Every record should be written out exactly, with the pictures left out.

## start DATA

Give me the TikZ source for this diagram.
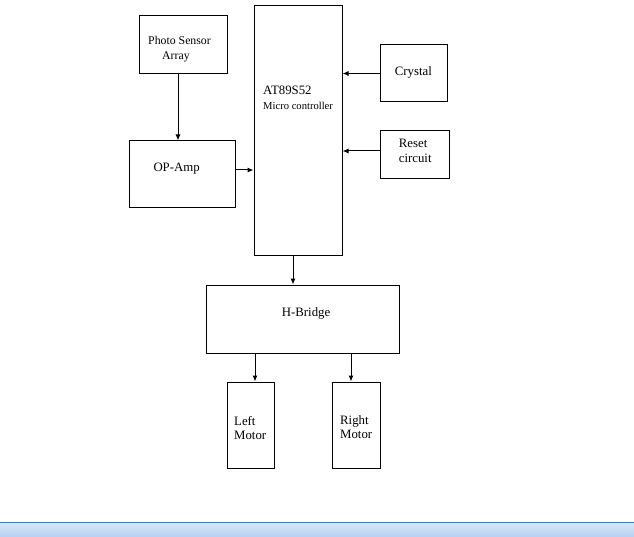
\documentclass[tikz,border=0pt]{standalone}
\usepackage{fontspec}
\setmainfont{Liberation Serif}
\usetikzlibrary{arrows.meta}
\begin{document}
\begin{tikzpicture}[x=1pt,y=-1pt,
  blk/.style={draw=black,line width=1pt,fill=white,inner sep=0pt,rectangle},
  txt/.style={anchor=base west,inner sep=0pt,font=\fontsize{12.8}{14}\selectfont},
  stxt/.style={txt,font=\fontsize{11.8}{13}\selectfont},
  xtxt/.style={txt,font=\fontsize{10.6}{12}\selectfont},
  arr/.style={line width=1pt,-{Latex[length=6pt,width=5pt]}}]
\useasboundingbox (0,0) rectangle (634,537);
\fill[white] (0,0) rectangle (634,537);
% boxes
\node[blk,minimum width=88pt,minimum height=58pt] (ps) at (183,45) {};
\node[blk,minimum width=88pt,minimum height=250pt] (mc) at (298,131) {};
\node[blk,minimum width=67pt,minimum height=57pt] (cr) at (413.5,73.5) {};
\node[blk,minimum width=69pt,minimum height=48pt] (rs) at (414.5,155) {};
\node[blk,minimum width=106pt,minimum height=67pt] (op) at (182,174.5) {};
\node[blk,minimum width=193pt,minimum height=68pt] (hb) at (302.5,319) {};
\node[blk,minimum width=47pt,minimum height=86pt] (lm) at (250.5,425) {};
\node[blk,minimum width=48pt,minimum height=86pt] (rm) at (356,425) {};
% connectors
\draw[arr] ([xshift=-5pt]ps.south) -- ([xshift=-4pt]op.north);
\draw[arr] ([yshift=4.5pt]op.east) -- ([yshift=4.5pt]op.east -| mc.west);
\draw[arr] (cr.west) -- (cr.west -| mc.east);
\draw[arr] ([yshift=4pt]rs.west) -- ([yshift=4pt]rs.west -| mc.east);
\draw[arr] ([xshift=-5pt]mc.south) -- ([xshift=-5pt]mc.south |- hb.north);
\draw[arr] ([xshift=4.5pt]lm.north |- hb.south) -- ([xshift=4.5pt]lm.north);
\draw[arr] ([xshift=-5pt]rm.north |- hb.south) -- ([xshift=-5pt]rm.north);
% texts
\node[stxt] (t1) at (148,45) {Photo Sensor};
\node[stxt] (t2) at (162,60) {Array};
\node[txt] (t3) at (263,95) {AT89S52};
\node[xtxt] (t4) at (263,110) {Micro controller};
\node[txt] (t5) at (394.7,76) {Crystal};
\node[txt] (t6) at (398.7,148) {Reset};
\node[txt] (t7) at (398.7,163) {circuit};
\node[txt] (t8) at (153.3,172) {OP-Amp};
\node[txt] (t9) at (281.7,316.7) {H-Bridge};
\node[txt] (t10) at (234,425) {Left};
\node[txt] (t11) at (234,439.3) {Motor};
\node[txt] (t12) at (340,424) {Right};
\node[txt] (t13) at (340,438.3) {Motor};
% bottom bar
\shade[top color={rgb,255:red,214;green,230;blue,248},bottom color={rgb,255:red,184;green,208;blue,240}] (0,523) rectangle (634,537);
\draw[line width=1pt,color={rgb,255:red,74;green,122;blue,168}] (0,522.5) -- (634,522.5);
\end{tikzpicture}
\end{document}
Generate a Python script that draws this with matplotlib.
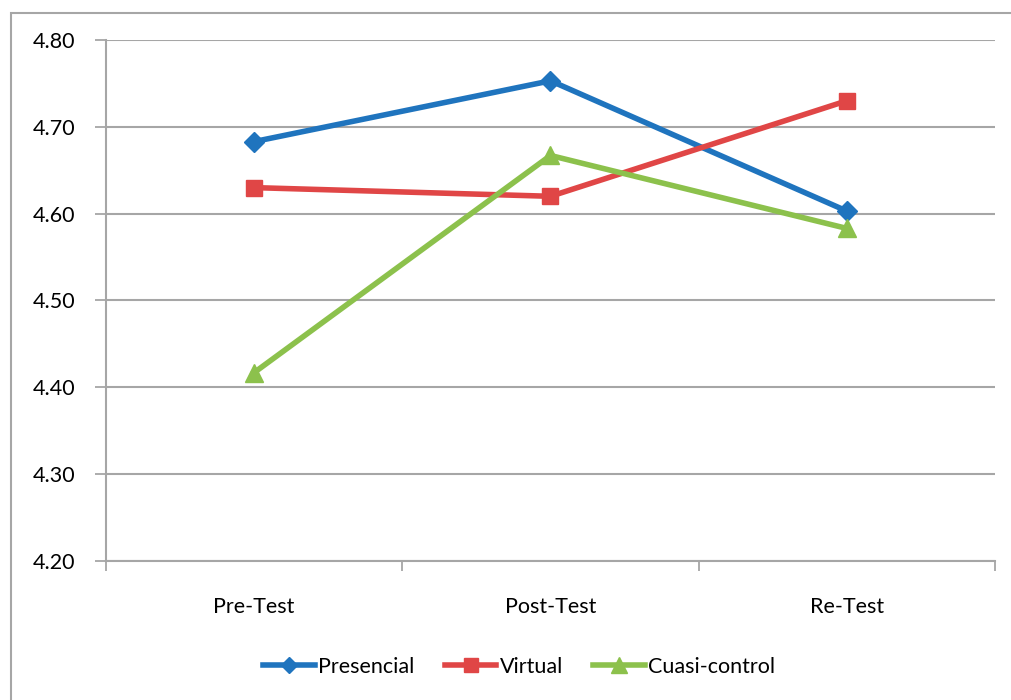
import matplotlib.pyplot as plt
from matplotlib.patches import Rectangle
from matplotlib.ticker import FixedLocator

categories = ['Pre-Test', 'Post-Test', 'Re-Test']
presencial = [4.683, 4.753, 4.603]
virtual = [4.630, 4.620, 4.730]
cuasi = [4.417, 4.667, 4.583]
yticks = [4.20, 4.30, 4.40, 4.50, 4.60, 4.70, 4.80]

plt.rcParams['font.family'] = ['Lato', 'DejaVu Sans']

fig = plt.figure(figsize=(10.12, 7), dpi=100)
fig.patches.append(Rectangle((11 / 1012, -0.1), 1.2, 1.1 - 13 / 700,
                             transform=fig.transFigure, fill=False,
                             edgecolor='#a6a6a6', linewidth=1.5))
ax = fig.add_axes([106 / 1012, 139 / 700, 889 / 1012, 521 / 700])

x = range(len(categories))
ax.plot(x, presencial, color='#1f74be', lw=4, marker='D', ms=10, label='Presencial')
ax.plot(x, virtual, color='#e04646', lw=4, marker='s', ms=12, label='Virtual')
ax.plot(x, cuasi, color='#8cc14c', lw=4, marker='^', ms=13, label='Cuasi-control')

ax.set_xlim(-0.5, 2.5)
ax.set_ylim(4.20, 4.80)
ax.set_yticks(yticks)
ax.set_yticklabels([f'{v:.2f}' for v in yticks])
ax.set_xticks(list(x))
ax.set_xticklabels(categories)
ax.xaxis.set_minor_locator(FixedLocator([-0.5, 0.5, 1.5, 2.5]))
ax.tick_params(axis='x', which='major', length=0, pad=26, labelsize=15.5)
ax.tick_params(axis='x', which='minor', length=7, color='#a6a6a6', width=1.3)
ax.tick_params(axis='y', length=8, color='#a6a6a6', width=1.3, labelsize=15.5, pad=14)

ax.grid(axis='y', color='#a6a6a6', lw=1.5)
ax.set_axisbelow(True)
for side in ['top', 'right']:
    ax.spines[side].set_visible(False)
for side in ['left', 'bottom']:
    ax.spines[side].set_color('#a6a6a6')
    ax.spines[side].set_linewidth(1.5)

fig.legend(loc='center', bbox_to_anchor=(0.513, 1 - 667 / 700), ncol=3, frameon=False,
           fontsize=15.5, handlelength=2.4, handletextpad=0.15, columnspacing=1.4,
           markerscale=0.85)

fig.savefig('out.png', dpi=100)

## end DATA

◆ **RESULT OF THIS EXERCISE**:
Give me the TikZ source for this diagram.
\documentclass[tikz,border=0pt]{standalone}
\usepackage{fontspec}
\setmainfont{Liberation Serif}
\usetikzlibrary{arrows.meta}
\begin{document}
\begin{tikzpicture}[x=1pt,y=-1pt,
  blk/.style={draw=black,line width=1pt,fill=white,inner sep=0pt,rectangle},
  txt/.style={anchor=base west,inner sep=0pt,font=\fontsize{12.8}{14}\selectfont},
  stxt/.style={txt,font=\fontsize{11.8}{13}\selectfont},
  xtxt/.style={txt,font=\fontsize{10.6}{12}\selectfont},
  arr/.style={line width=1pt,-{Latex[length=6pt,width=5pt]}}]
\useasboundingbox (0,0) rectangle (634,537);
\fill[white] (0,0) rectangle (634,537);
% boxes
\node[blk,minimum width=88pt,minimum height=58pt] (ps) at (183,45) {};
\node[blk,minimum width=88pt,minimum height=250pt] (mc) at (298,131) {};
\node[blk,minimum width=67pt,minimum height=57pt] (cr) at (413.5,73.5) {};
\node[blk,minimum width=69pt,minimum height=48pt] (rs) at (414.5,155) {};
\node[blk,minimum width=106pt,minimum height=67pt] (op) at (182,174.5) {};
\node[blk,minimum width=193pt,minimum height=68pt] (hb) at (302.5,319) {};
\node[blk,minimum width=47pt,minimum height=86pt] (lm) at (250.5,425) {};
\node[blk,minimum width=48pt,minimum height=86pt] (rm) at (356,425) {};
% connectors
\draw[arr] ([xshift=-5pt]ps.south) -- ([xshift=-4pt]op.north);
\draw[arr] ([yshift=4.5pt]op.east) -- ([yshift=4.5pt]op.east -| mc.west);
\draw[arr] (cr.west) -- (cr.west -| mc.east);
\draw[arr] ([yshift=4pt]rs.west) -- ([yshift=4pt]rs.west -| mc.east);
\draw[arr] ([xshift=-5pt]mc.south) -- ([xshift=-5pt]mc.south |- hb.north);
\draw[arr] ([xshift=4.5pt]lm.north |- hb.south) -- ([xshift=4.5pt]lm.north);
\draw[arr] ([xshift=-5pt]rm.north |- hb.south) -- ([xshift=-5pt]rm.north);
% texts
\node[stxt] (t1) at (148,45) {Photo Sensor};
\node[stxt] (t2) at (162,60) {Array};
\node[txt] (t3) at (263,95) {AT89S52};
\node[xtxt] (t4) at (263,110) {Micro controller};
\node[txt] (t5) at (394.7,76) {Crystal};
\node[txt] (t6) at (398.7,148) {Reset};
\node[txt] (t7) at (398.7,163) {circuit};
\node[txt] (t8) at (153.3,172) {OP-Amp};
\node[txt] (t9) at (281.7,316.7) {H-Bridge};
\node[txt] (t10) at (234,425) {Left};
\node[txt] (t11) at (234,439.3) {Motor};
\node[txt] (t12) at (340,424) {Right};
\node[txt] (t13) at (340,438.3) {Motor};
% bottom bar
\shade[top color={rgb,255:red,214;green,230;blue,248},bottom color={rgb,255:red,184;green,208;blue,240}] (0,523) rectangle (634,537);
\draw[line width=1pt,color={rgb,255:red,74;green,122;blue,168}] (0,522.5) -- (634,522.5);
\end{tikzpicture}
\end{document}
Generate a Python script that draws this with matplotlib.
import matplotlib.pyplot as plt
from matplotlib.patches import Rectangle
from matplotlib.ticker import FixedLocator

categories = ['Pre-Test', 'Post-Test', 'Re-Test']
presencial = [4.683, 4.753, 4.603]
virtual = [4.630, 4.620, 4.730]
cuasi = [4.417, 4.667, 4.583]
yticks = [4.20, 4.30, 4.40, 4.50, 4.60, 4.70, 4.80]

plt.rcParams['font.family'] = ['Lato', 'DejaVu Sans']

fig = plt.figure(figsize=(10.12, 7), dpi=100)
fig.patches.append(Rectangle((11 / 1012, -0.1), 1.2, 1.1 - 13 / 700,
                             transform=fig.transFigure, fill=False,
                             edgecolor='#a6a6a6', linewidth=1.5))
ax = fig.add_axes([106 / 1012, 139 / 700, 889 / 1012, 521 / 700])

x = range(len(categories))
ax.plot(x, presencial, color='#1f74be', lw=4, marker='D', ms=10, label='Presencial')
ax.plot(x, virtual, color='#e04646', lw=4, marker='s', ms=12, label='Virtual')
ax.plot(x, cuasi, color='#8cc14c', lw=4, marker='^', ms=13, label='Cuasi-control')

ax.set_xlim(-0.5, 2.5)
ax.set_ylim(4.20, 4.80)
ax.set_yticks(yticks)
ax.set_yticklabels([f'{v:.2f}' for v in yticks])
ax.set_xticks(list(x))
ax.set_xticklabels(categories)
ax.xaxis.set_minor_locator(FixedLocator([-0.5, 0.5, 1.5, 2.5]))
ax.tick_params(axis='x', which='major', length=0, pad=26, labelsize=15.5)
ax.tick_params(axis='x', which='minor', length=7, color='#a6a6a6', width=1.3)
ax.tick_params(axis='y', length=8, color='#a6a6a6', width=1.3, labelsize=15.5, pad=14)

ax.grid(axis='y', color='#a6a6a6', lw=1.5)
ax.set_axisbelow(True)
for side in ['top', 'right']:
    ax.spines[side].set_visible(False)
for side in ['left', 'bottom']:
    ax.spines[side].set_color('#a6a6a6')
    ax.spines[side].set_linewidth(1.5)

fig.legend(loc='center', bbox_to_anchor=(0.513, 1 - 667 / 700), ncol=3, frameon=False,
           fontsize=15.5, handlelength=2.4, handletextpad=0.15, columnspacing=1.4,
           markerscale=0.85)

fig.savefig('out.png', dpi=100)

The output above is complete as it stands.